How often do students insist on returning to the U at night to extend their working day?

Hovedinnhold

According to professor Haakon Fossen, Department of Earth Science and Bergen Museum, GEO-students do. That is if they get a chance to work on their field sketching skills:

- Geology is, by nature, a field-based branch of science, and making on-site sketches is the best way to approach and explore an outcrop.

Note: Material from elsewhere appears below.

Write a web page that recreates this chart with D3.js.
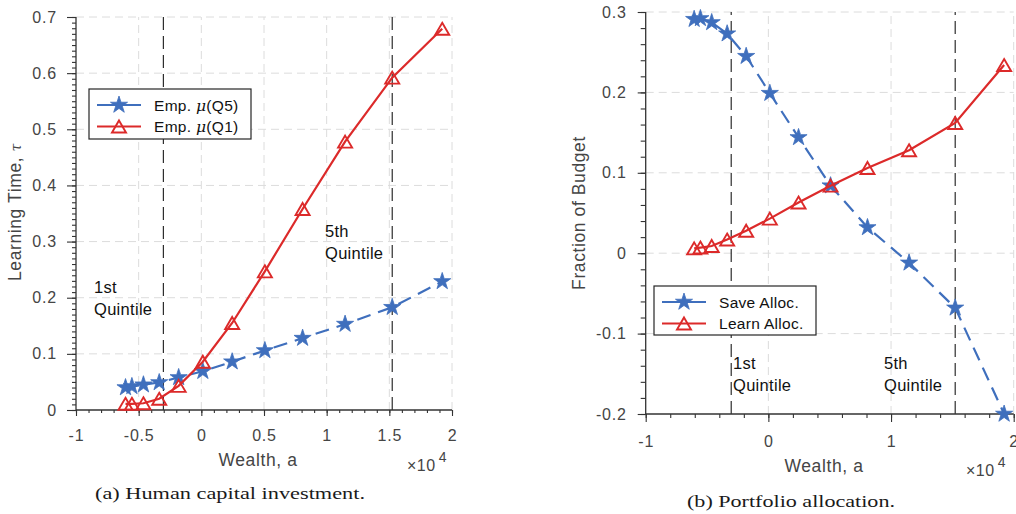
<!DOCTYPE html>
<html>
<head>
<meta charset="utf-8">
<script src="https://cdn.jsdelivr.net/npm/d3@7"></script>
<style>
  body { margin: 0; background: #fff; }
  text { font-family: "Liberation Sans", Arial, Helvetica, sans-serif; }
</style>
</head>
<body>
<svg id="fig" width="1016" height="514"></svg>
<script>
// Wealth grid points (same for both panels)
const wealth = [-6050, -5540, -4620, -3360, -1810, 120, 2460, 5070, 8080, 11470, 15230, 19220];

// Panel (a): learning time
const learnTimeQ5 = [0.040, 0.042, 0.045, 0.049, 0.058, 0.069, 0.086, 0.106, 0.128, 0.153, 0.183, 0.229];
const learnTimeQ1 = [0.011, 0.011, 0.012, 0.020, 0.043, 0.086, 0.155, 0.247, 0.358, 0.478, 0.592, 0.679];

// Panel (b): budget shares
const saveAlloc  = [0.291, 0.292, 0.287, 0.273, 0.245, 0.199, 0.144, 0.084, 0.032, -0.012, -0.068, -0.200];
const learnAlloc = [0.006, 0.007, 0.009, 0.017, 0.028, 0.043, 0.063, 0.084, 0.106, 0.128, 0.162, 0.234];

// Quintile boundaries
const quintileCuts = [-3030, 15230];

// Tick values and labels
const xTicksA = [-10000, -5000, 0, 5000, 10000, 15000, 20000];
const xTickLabelsA = ["-1", "-0.5", "0", "0.5", "1", "1.5", "2"];
const yTicksA = [0, 0.1, 0.2, 0.3, 0.4, 0.5, 0.6, 0.7];
const yTickLabelsA = ["0", "0.1", "0.2", "0.3", "0.4", "0.5", "0.6", "0.7"];
const xTicksB = [-10000, 0, 10000, 20000];
const xTickLabelsB = ["-1", "0", "1", "2"];
const yTicksB = [-0.2, -0.1, 0, 0.1, 0.2, 0.3];
const yTickLabelsB = ["-0.2", "-0.1", "0", "0.1", "0.2", "0.3"];

const BLUE = "#3f6fbd";
const RED = "#dc2a2a";
const AXIS = "#333333";
const TICKTXT = "#454545";
const GRID = "#dcdcdc";

const svg = d3.select("#fig");

function starPath(R) {
  const r = R * 0.382;
  const pts = [];
  for (let i = 0; i < 10; i++) {
    const rad = i % 2 === 0 ? R : r;
    const a = -Math.PI / 2 + i * Math.PI / 5;
    pts.push([rad * Math.cos(a), rad * Math.sin(a)]);
  }
  return "M" + pts.map(p => p[0].toFixed(2) + "," + p[1].toFixed(2)).join("L") + "Z";
}
function triPath(w, h) {
  return `M0,${-h / 2}L${w / 2},${h / 2}L${-w / 2},${h / 2}Z`;
}
const STAR = starPath(9);
const TRI = triPath(14, 12);

function drawPanel(cfg) {
  const g = svg.append("g");
  const x = d3.scaleLinear().domain([-10000, 20000]).range([cfg.left, cfg.right]);
  const y = d3.scaleLinear().domain(cfg.yDomain).range([cfg.bottom, cfg.top]);

  // grid
  const grid = g.append("g").attr("stroke", GRID).attr("stroke-width", 1)
    .attr("stroke-dasharray", "8,5").attr("fill", "none");
  cfg.xTicks.filter(v => v > -10000).forEach(v => {
    grid.append("line").attr("x1", x(v)).attr("x2", x(v)).attr("y1", cfg.bottom).attr("y2", cfg.top);
  });
  cfg.yTicks.filter(v => v > cfg.yDomain[0]).forEach(v => {
    grid.append("line").attr("x1", cfg.left).attr("x2", cfg.right).attr("y1", y(v)).attr("y2", y(v));
  });

  // quintile boundaries
  quintileCuts.forEach(c => {
    g.append("line").attr("x1", x(c)).attr("x2", x(c)).attr("y1", cfg.bottom).attr("y2", cfg.top)
      .attr("stroke", "#1a1a1a").attr("stroke-width", 1.1).attr("stroke-dasharray", "13,6");
  });

  // axes
  const xAxis = d3.axisBottom(x).tickValues(cfg.xTicks)
    .tickFormat((d, i) => cfg.xTickLabels[i]).tickSize(cfg.xTickLen).tickPadding(cfg.xPad);
  const xMinor = d3.axisBottom(x).tickValues(d3.range(-10000, 20001, cfg.xMinorStep))
    .tickFormat("").tickSize(cfg.xMinorLen);
  const yAxis = d3.axisLeft(y).tickValues(cfg.yTicks)
    .tickFormat((d, i) => cfg.yTickLabels[i]).tickSize(cfg.yTickLen).tickPadding(cfg.yPad);
  const yMinorVals = d3.range(Math.round(cfg.yDomain[0] / cfg.yMinorStep), Math.round(cfg.yDomain[1] / cfg.yMinorStep) + 1)
    .map(k => k * cfg.yMinorStep);
  const yMinor = d3.axisLeft(y).tickValues(yMinorVals).tickFormat("").tickSize(cfg.yMinorLen);

  const styleAxis = sel => {
    sel.select(".domain").attr("stroke", AXIS).attr("stroke-width", 1.3);
    sel.selectAll(".tick line").attr("stroke", AXIS).attr("stroke-width", 1.1);
    sel.selectAll("text").attr("fill", TICKTXT).style("font-size", "16px")
      .style("letter-spacing", "0.8px")
      .style("font-family", '"Liberation Sans", Arial, sans-serif');
  };
  g.append("g").attr("transform", `translate(0,${cfg.bottom})`).call(xMinor).call(styleAxis)
    .select(".domain").remove();
  g.append("g").attr("transform", `translate(${cfg.left},0)`).call(yMinor).call(styleAxis)
    .select(".domain").remove();
  const gx = g.append("g").attr("transform", `translate(0,${cfg.bottom})`).call(xAxis).call(styleAxis);
  gx.select(".domain").attr("d", `M${cfg.left},0H${cfg.right}`);
  const gy = g.append("g").attr("transform", `translate(${cfg.left},0)`).call(yAxis).call(styleAxis);
  gy.select(".domain").attr("d", `M0,${cfg.bottom}V${cfg.top}`);

  // series
  cfg.series.forEach(s => {
    const pts = wealth.map((w, i) => [w, s.values[i]]);
    g.append("path").datum(pts)
      .attr("d", d3.line().x(d => x(d[0])).y(d => y(d[1])))
      .attr("fill", "none").attr("stroke", s.color).attr("stroke-width", 2.2)
      .attr("stroke-dasharray", s.dashed ? "14,8" : null);
    g.selectAll(null).data(pts).enter().append("path")
      .attr("transform", d => `translate(${x(d[0])},${y(d[1])})`)
      .attr("d", s.marker === "star" ? STAR : TRI)
      .attr("fill", s.marker === "star" ? s.color : "none")
      .attr("stroke", s.color).attr("stroke-width", s.marker === "star" ? 0.8 : 1.9);
  });

  // legend
  const L = cfg.legend;
  g.append("rect").attr("x", L.x).attr("y", L.y).attr("width", L.w).attr("height", L.h)
    .attr("fill", "#fff").attr("stroke", "#262626").attr("stroke-width", 1.2);
  cfg.series.forEach((s, i) => {
    const cy = L.y + 16 + i * 21.5;
    g.append("line").attr("x1", L.x + 8).attr("x2", L.x + 52).attr("y1", cy).attr("y2", cy)
      .attr("stroke", s.color).attr("stroke-width", 2.2);
    g.append("path").attr("transform", `translate(${L.x + 30},${cy})`)
      .attr("d", s.marker === "star" ? STAR : TRI)
      .attr("fill", s.marker === "star" ? s.color : "none")
      .attr("stroke", s.color).attr("stroke-width", s.marker === "star" ? 0.8 : 1.9);
    const t = g.append("text").attr("x", L.x + 65).attr("y", cy + 5.5)
      .attr("fill", "#111").style("font-size", "15.5px").style("letter-spacing", "0.3px");
    s.label.forEach(part => {
      t.append("tspan").text(part.t).style("font-style", part.italic ? "italic" : null)
        .style("font-family", part.italic ? '"DejaVu Serif", serif' : null);
    });
  });

  // quintile annotations
  cfg.notes.forEach(n => {
    const t = g.append("text").attr("x", n.x).attr("y", n.y).attr("fill", "#111")
      .style("font-size", "16.5px").style("letter-spacing", "0.3px");
    t.append("tspan").attr("x", n.x).text(n.lines[0]);
    t.append("tspan").attr("x", n.x).attr("dy", 21.5).text(n.lines[1]);
  });

  // axis titles
  g.append("text").attr("x", cfg.xTitle.x).attr("y", cfg.xTitle.y).attr("text-anchor", "middle")
    .attr("fill", TICKTXT).style("font-size", "17.5px").style("letter-spacing", "0.6px").text("Wealth, a");
  const yt = g.append("text").attr("transform", `translate(${cfg.yTitle.x},${cfg.yTitle.y}) rotate(-90)`)
    .attr("text-anchor", "middle").attr("fill", TICKTXT).style("font-size", "17.5px")
    .style("letter-spacing", "0.6px");
  cfg.yTitle.parts.forEach(p => {
    yt.append("tspan").text(p.t).style("font-style", p.italic ? "italic" : null)
      .style("font-family", p.italic ? '"DejaVu Serif", serif' : null)
      .style("font-size", p.italic ? "14px" : null);
  });
  const ex = g.append("text").attr("x", cfg.expo.x).attr("y", cfg.expo.y).attr("fill", TICKTXT)
    .style("font-size", "16px").style("letter-spacing", "0.5px");
  ex.append("tspan").text("\u00d710");
  ex.append("tspan").attr("dx", 3).attr("dy", -9).style("font-size", "14px").text("4");

  // caption
  svg.append("text").attr("x", cfg.caption.x).attr("y", cfg.caption.y)
    .attr("textLength", cfg.caption.len).attr("lengthAdjust", "spacingAndGlyphs")
    .style("font-family", '"Liberation Serif", "DejaVu Serif", serif').style("font-size", "16px")
    .attr("fill", "#1a1a1a").text(cfg.caption.text);
}

drawPanel({
  left: 76, right: 452, top: 17, bottom: 410,
  yDomain: [0, 0.7],
  xTicks: xTicksA, xTickLabels: xTickLabelsA, xMinorStep: 1000,
  yTicks: yTicksA, yTickLabels: yTickLabelsA, yMinorStep: 0.01,
  xTickLen: 6, xMinorLen: 3, yTickLen: 9, yMinorLen: 4, xPad: 14, yPad: 10,
  series: [
    { values: learnTimeQ5, color: BLUE, marker: "star", dashed: true,
      label: [{ t: "Emp.  " }, { t: "\u03bc", italic: true }, { t: "(Q5)" }] },
    { values: learnTimeQ1, color: RED, marker: "tri", dashed: false,
      label: [{ t: "Emp.  " }, { t: "\u03bc", italic: true }, { t: "(Q1)" }] }
  ],
  legend: { x: 89, y: 89, w: 162, h: 50 },
  notes: [
    { x: 94, y: 293, lines: ["1st", "Quintile"] },
    { x: 325, y: 237, lines: ["5th", "Quintile"] }
  ],
  xTitle: { x: 258, y: 466 },
  yTitle: { x: 21, y: 212, parts: [{ t: "Learning Time,    " }, { t: "\u03c4", italic: true }] },
  expo: { x: 407, y: 471 },
  caption: { x: 95, y: 499, len: 270, text: "(a) Human capital investment." }
});

drawPanel({
  left: 645.7, right: 1013.7, top: 12, bottom: 414,
  yDomain: [-0.2, 0.3],
  xTicks: xTicksB, xTickLabels: xTickLabelsB, xMinorStep: 2000,
  yTicks: yTicksB, yTickLabels: yTickLabelsB, yMinorStep: 0.02,
  xTickLen: 8, xMinorLen: 4, yTickLen: 8, yMinorLen: 5, xPad: 14, yPad: 11,
  series: [
    { values: saveAlloc, color: BLUE, marker: "star", dashed: true,
      label: [{ t: "Save Alloc." }] },
    { values: learnAlloc, color: RED, marker: "tri", dashed: false,
      label: [{ t: "Learn Alloc." }] }
  ],
  legend: { x: 654, y: 286, w: 162, h: 49 },
  notes: [
    { x: 733, y: 369, lines: ["1st", "Quintile"] },
    { x: 884, y: 369, lines: ["5th", "Quintile"] }
  ],
  xTitle: { x: 824, y: 472 },
  yTitle: { x: 585, y: 213, parts: [{ t: "Fraction of Budget" }] },
  expo: { x: 966, y: 476 },
  caption: { x: 687, y: 507, len: 208, text: "(b) Portfolio allocation." }
});
</script>
</body>
</html>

Field sketching sharpens our ability to observe and forces us to make important decisions regarding things such as unconformities, cross-cutting relations, layer continuity and grain size variations. Students realize this once they are exposed to field sketching during field trips and fieldwork. Everyone seems to agree on its usefulness, but surprisingly enough, few if any universities offer a field-sketching course.

A student initiative

Students in Bergen recently decided to do something about this. Through their local association “Fagutvalget” and its leader Ingeborg Aarsland, they teamed up with professors Haakon Fossen and Jon Inge Svendsen. –We are no experts on the subject, they say, but when students come to us to get help like this, we are not going to turn then down. More than 100 students expressed interest in such a course within hours of putting the announcement out on Facebook, so two separate courses were arranged this month.

Learning by sharing

The course consists of a theoretical part and a more extensive hands-on part. At the start of the course, the lecturers share fundamental concepts and principles that they had picked up through years of fieldwork. However, the most important part was practically oriented: The participants were to make sketches based on a couple of pictures of actual localities. Furthermore, the deal with the participants was that they would all have to share their sketches. By means of a handy projector we were able to project sketches on the wall, point out things that worked well, and discuss how the sketch could be improved. Everybody was happy with how this worked, and with a wide range in styles and approaches everyone learned quite a bit from these exercises.

It is up to the students themselves to take it further. As usual, practice makes perfect. – Make at least one quick sketch every day for a few weeks, and you will surely outsketch me, Fossen said.